I definitely agree with everything here. I think there are some people that don’t seem to care as much about including thin people into the acceptance community, because (as it seems to me) they are thinking that society already accepts them, so they kind of dismiss the “Eat a burger!” comments that thin people receive. But I DO think it is important to advocate against verbal abuse of thin people too because if you are trying to advocate for size/body/whatever acceptance/liberation, then you should be focusing on what we can do to eliminate discriminatory language of all kinds, not just shifting the beauty ideal of thin to full figured, because in that the discrimination and hate is still here, only it has just moved from one thing to another. This is why there was so much backlash again the “Real woman have curves” slogan. I think it’s great if people want to be fat activists, but I think if one is just going to be all for fat activism and forget any other body type, I’d say they are wasting their time.
Ashley, if I have ever personally implied that thin women are “less than”, or somehow not deserving, I apologize for that. Thinness is not a side of the street that I have ever lived on, and things look different from the fat side.
(Do you think the verbal abuse might be more of a feminist issue than a fat/thin one? Are there any men out there of any size who would like to speak to this?)
Can we not show respect for other civil rights groups without insisting they all be under one giant umbrella? I think of fat acceptance as a civil rights group devoted to this particular issue.
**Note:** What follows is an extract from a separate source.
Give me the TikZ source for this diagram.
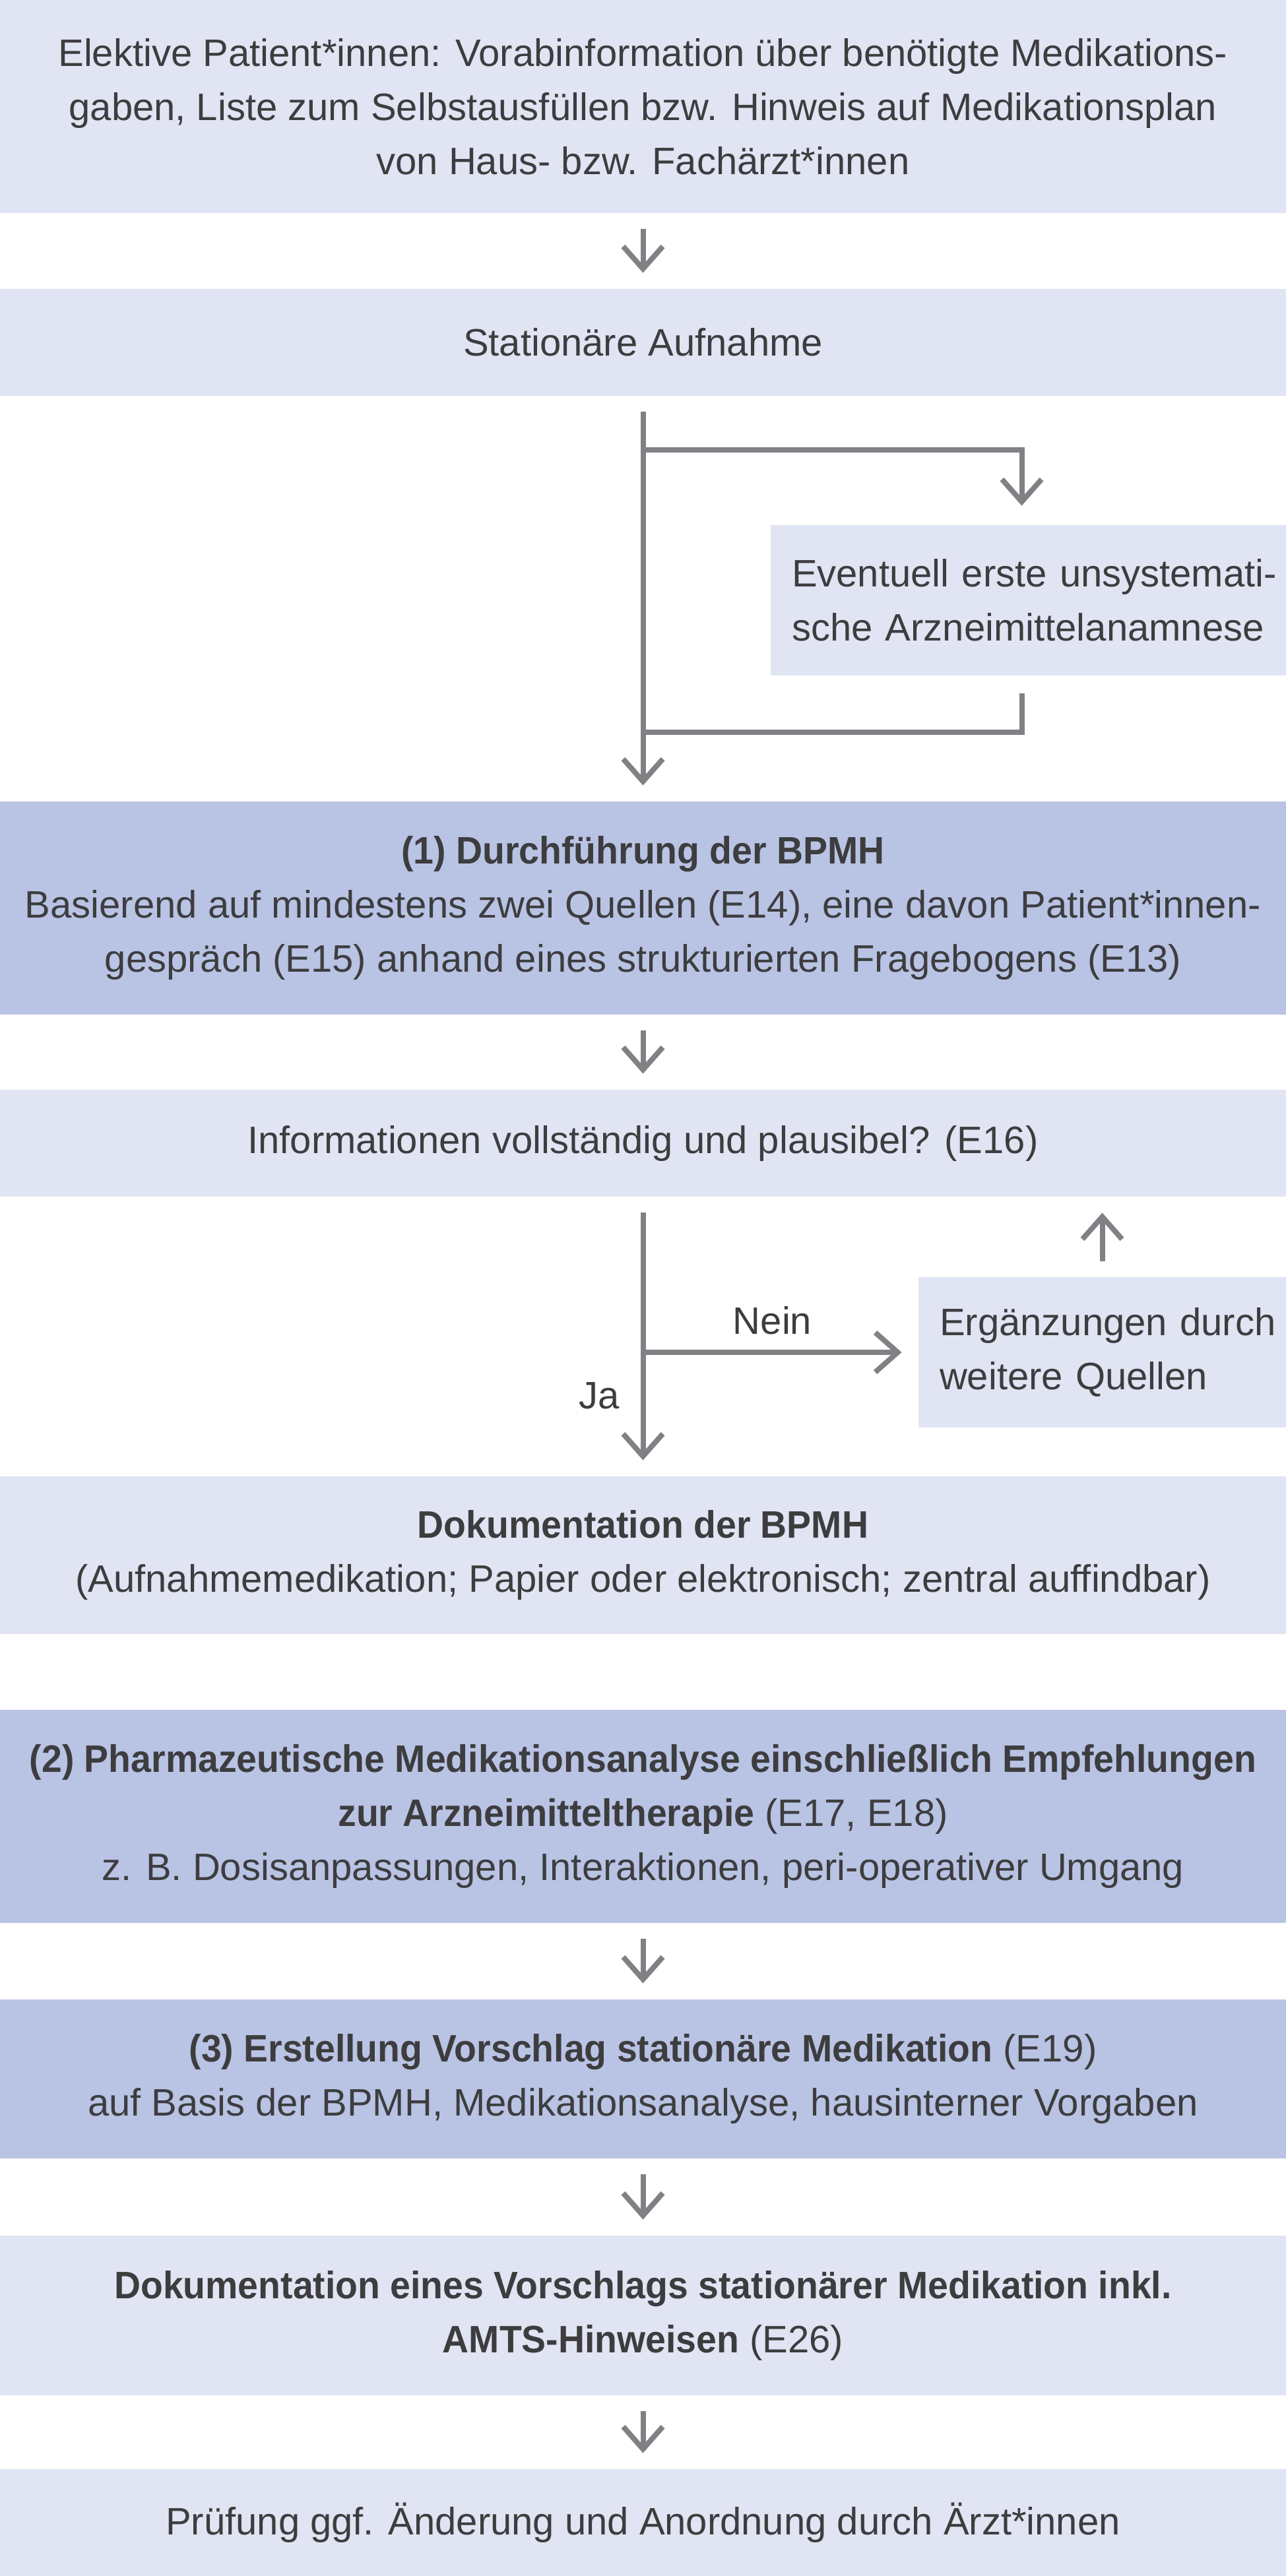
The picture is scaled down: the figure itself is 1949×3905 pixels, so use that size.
\documentclass[tikz,border=0pt]{standalone}
\usepackage{fontspec}
\setmainfont{Liberation Sans}[BoldFeatures={FakeStretch=0.955}]
\usepackage{tikz}
\usetikzlibrary{arrows.meta}
\definecolor{boxlight}{HTML}{E1E4F2}
\definecolor{boxdark}{HTML}{B9C3E4}
\definecolor{txtgray}{HTML}{3D3D3F}
\definecolor{linegray}{HTML}{808185}

\begin{document}
\begin{tikzpicture}[x=0.5pt, y=-0.5pt,
    font=\fontsize{29}{41}\selectfont,
    every node/.style={text=txtgray, inner sep=0pt},
    lightbox/.style={fill=boxlight, minimum width=974.5pt, minimum height=#1, align=center},
    darkbox/.style={lightbox=#1, fill=boxdark},
    sidebox/.style={fill=boxlight, minimum height=114pt, align=left, inner xsep=16pt},
    flow/.style={draw=linegray, line width=4pt, -{Straight Barb[length=17pt,width=30pt]},
        shorten <=12pt, shorten >=12pt},
    plainline/.style={draw=linegray, line width=4pt}]
    \useasboundingbox (0,0) rectangle (1949,3905);
    % boxes, top to bottom
    \node[lightbox=161.5pt] (info) at (974.5,161.5) {Elektive Patient*innen: Vorabinformation über benötigte Medikations-\\gaben, Liste zum Selbstausfüllen bzw. Hinweis auf Medikationsplan\\von Haus- bzw. Fachärzt*innen};
    \node[lightbox=81pt] (aufnahme) at (974.5,519) {Stationäre Aufnahme};
    \node[sidebox, text width=358.5pt] (eventuell) at (1558.5,910) {\mbox{Eventuell erste unsystemati-}\\\mbox{sche Arzneimittelanamnese}};
    \node[darkbox=161.5pt] (bpmh) at (974.5,1376.5) {\textbf{(1) Durchführung der BPMH}\\Basierend auf mindestens zwei Quellen (E14), eine davon Patient*innen-\\gespräch (E15) anhand eines strukturierten Fragebogens (E13)};
    \node[lightbox=81pt] (pruef) at (974.5,1733) {Informationen vollständig und plausibel? (E16)};
    \node[sidebox, text width=246.5pt] (quellen) at (1670.5,2050) {\mbox{Ergänzungen durch}\\\mbox{weitere Quellen}};
    \node[lightbox=119.5pt] (doku) at (974.5,2357.5) {\textbf{Dokumentation der BPMH}\\(Aufnahmemedikation; Papier oder elektronisch; zentral auffindbar)};
    \node[darkbox=161.5pt] (analyse) at (974.5,2753.5) {\textbf{(2) Pharmazeutische Medikationsanalyse einschließlich Empfehlungen}\\\textbf{zur Arzneimitteltherapie} (E17, E18)\\z. B. Dosisanpassungen, Interaktionen, peri-operativer Umgang};
    \node[darkbox=120.5pt] (vorschlag) at (974.5,3151.5) {\textbf{(3) Erstellung Vorschlag stationäre Medikation} (E19)\\auf Basis der BPMH, Medikationsanalyse, hausinterner Vorgaben};
    \node[lightbox=121pt] (dokuvor) at (974.5,3510) {\textbf{Dokumentation eines Vorschlags stationärer Medikation inkl.}\\\textbf{AMTS-Hinweisen} (E26)};
    \node[lightbox=81pt] (arzt) at (974.5,3824) {Prüfung ggf. Änderung und Anordnung durch Ärzt*innen};
    % branch points on the main line
    \coordinate (split1) at (974.5,682);
    \coordinate (merge1) at (974.5,1110);
    \coordinate (split2) at (974.5,2050);
    % connectors
    \draw[flow] (info) -- (aufnahme);
    \draw[flow] (aufnahme) -- (bpmh);
    \draw[flow, shorten <=0pt, shorten >=14.5pt] (split1) -| ([xshift=-5pt]eventuell.north);
    \draw[plainline] ([xshift=-5pt,yshift=-13.5pt]eventuell.south) |- (merge1);
    \draw[flow] (bpmh) -- (pruef);
    \draw[flow] (pruef) -- node[pos=0.712, left=16pt] (ja) {Ja} (doku);
    \draw[flow, shorten <=0pt, shorten >=12.5pt] (split2) -- node[pos=0.47, above=11.5pt] (nein) {Nein} (quellen);
    \draw[flow] (quellen.north) -- (quellen.north |- pruef.south);
    \draw[flow] (analyse) -- (vorschlag);
    \draw[flow] (vorschlag) -- (dokuvor);
    \draw[flow] (dokuvor) -- (arzt);
\end{tikzpicture}
\end{document}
It doesn’t stop us from learning about other issues (we can learn a lot from seeing how other groups attempt to achieve this goal), Indeed some our issues and goals intersect It doesn’t mean that you can’t be an ally of said group if their issues don’t happen to personally affect you.
As I see it, the “real woman” meme was only supposed to empower fat women to buy clothing. It’s a depressing fact that if you say, “Fat Women! Buy Our Beautiful Clothing!”, you’ll sell hardly a damn thing. Aside: Can you imagine Viagra ads saying specifically, “You’re impotent and we can help!”?
“Why do we have to empower ourselves at the expense of somebody else?” That is it in a nutshell. Beautifully put. Thank you for saying it.